While perhaps *something* should be done, this makes all "until end of your next turn" powers useless from the point of view of the character using it, unless they use an action point.

Maybe go the other way; change the "save ends" powers so they also end on the power-users turn, not the targets. Hmm. Could you just change the definition of "save ends" from "save ends now, at end of target's turn" to "save ends at the end of your next turn"? Then all "save ends" powers last AT LEAST as long as all "until end of your next turn powers," which cleans up another sticky point in the rules.
 

1) Make race matter. Your race should grant you something new and unique at regular intervals as you level up (maybe every third or fourth level). And do it WITHOUT having to take a feat. If you want to play up human diversity, let them take a bonus feat they qualify for where non-humans get a new or enhanced racial feature.

2) Make it easier to access all powers from the same source (others have said this). For example, perhpas a feat called "Versatile Arcanist" that would allow arcane classes to take powers of the same type and level from another arcane class. Likewise, you could have Versatile Martialist, Versatile Primalist, Versatile Shadwo, Versatile Psionicist, and Versative Divinist feats. I wouldn't require a one feat per one power swap.
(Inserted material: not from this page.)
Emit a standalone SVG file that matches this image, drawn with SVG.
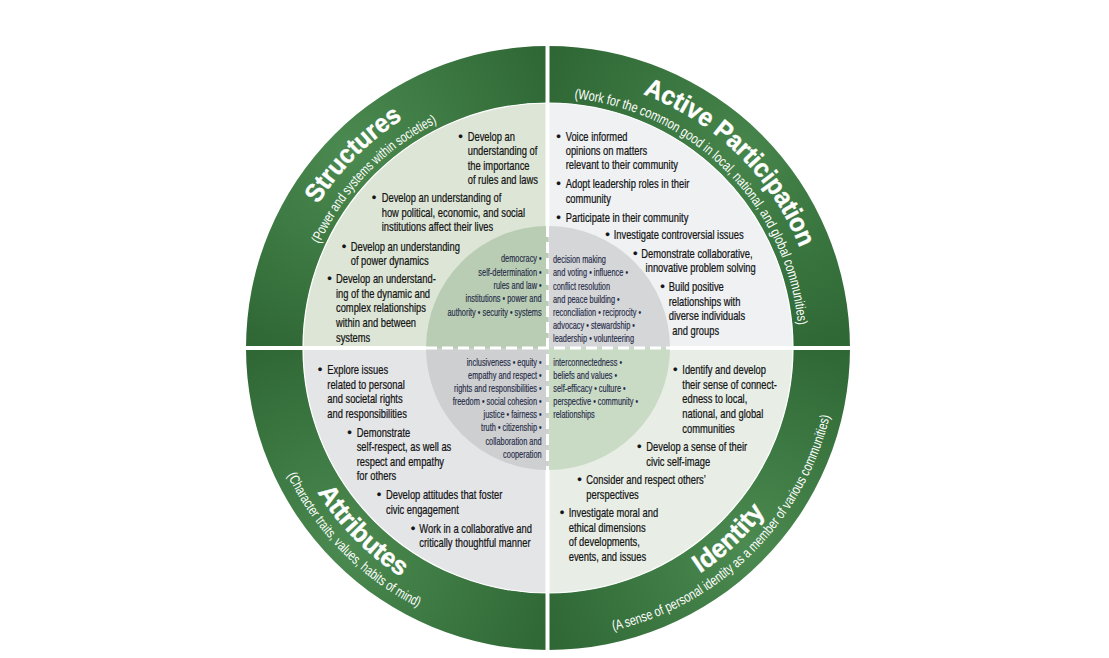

Perhaps that you can swap one power of each type).

You could also (or alternately) go the route of "Versatile Striker", "Versatile Defender" etc. and let characters take powers from other sources as long as they belong to a class of the same role and they were trained in a key skill, such as arcana for arcane, religion for divine, athletics for martial, nature for primal, and so on.

I think these would be preferable to the current hybrid and mutli-class options which seam to be feat heavy to maintain.

3) Math fixes/feat tax elimination Already covered in previous posts.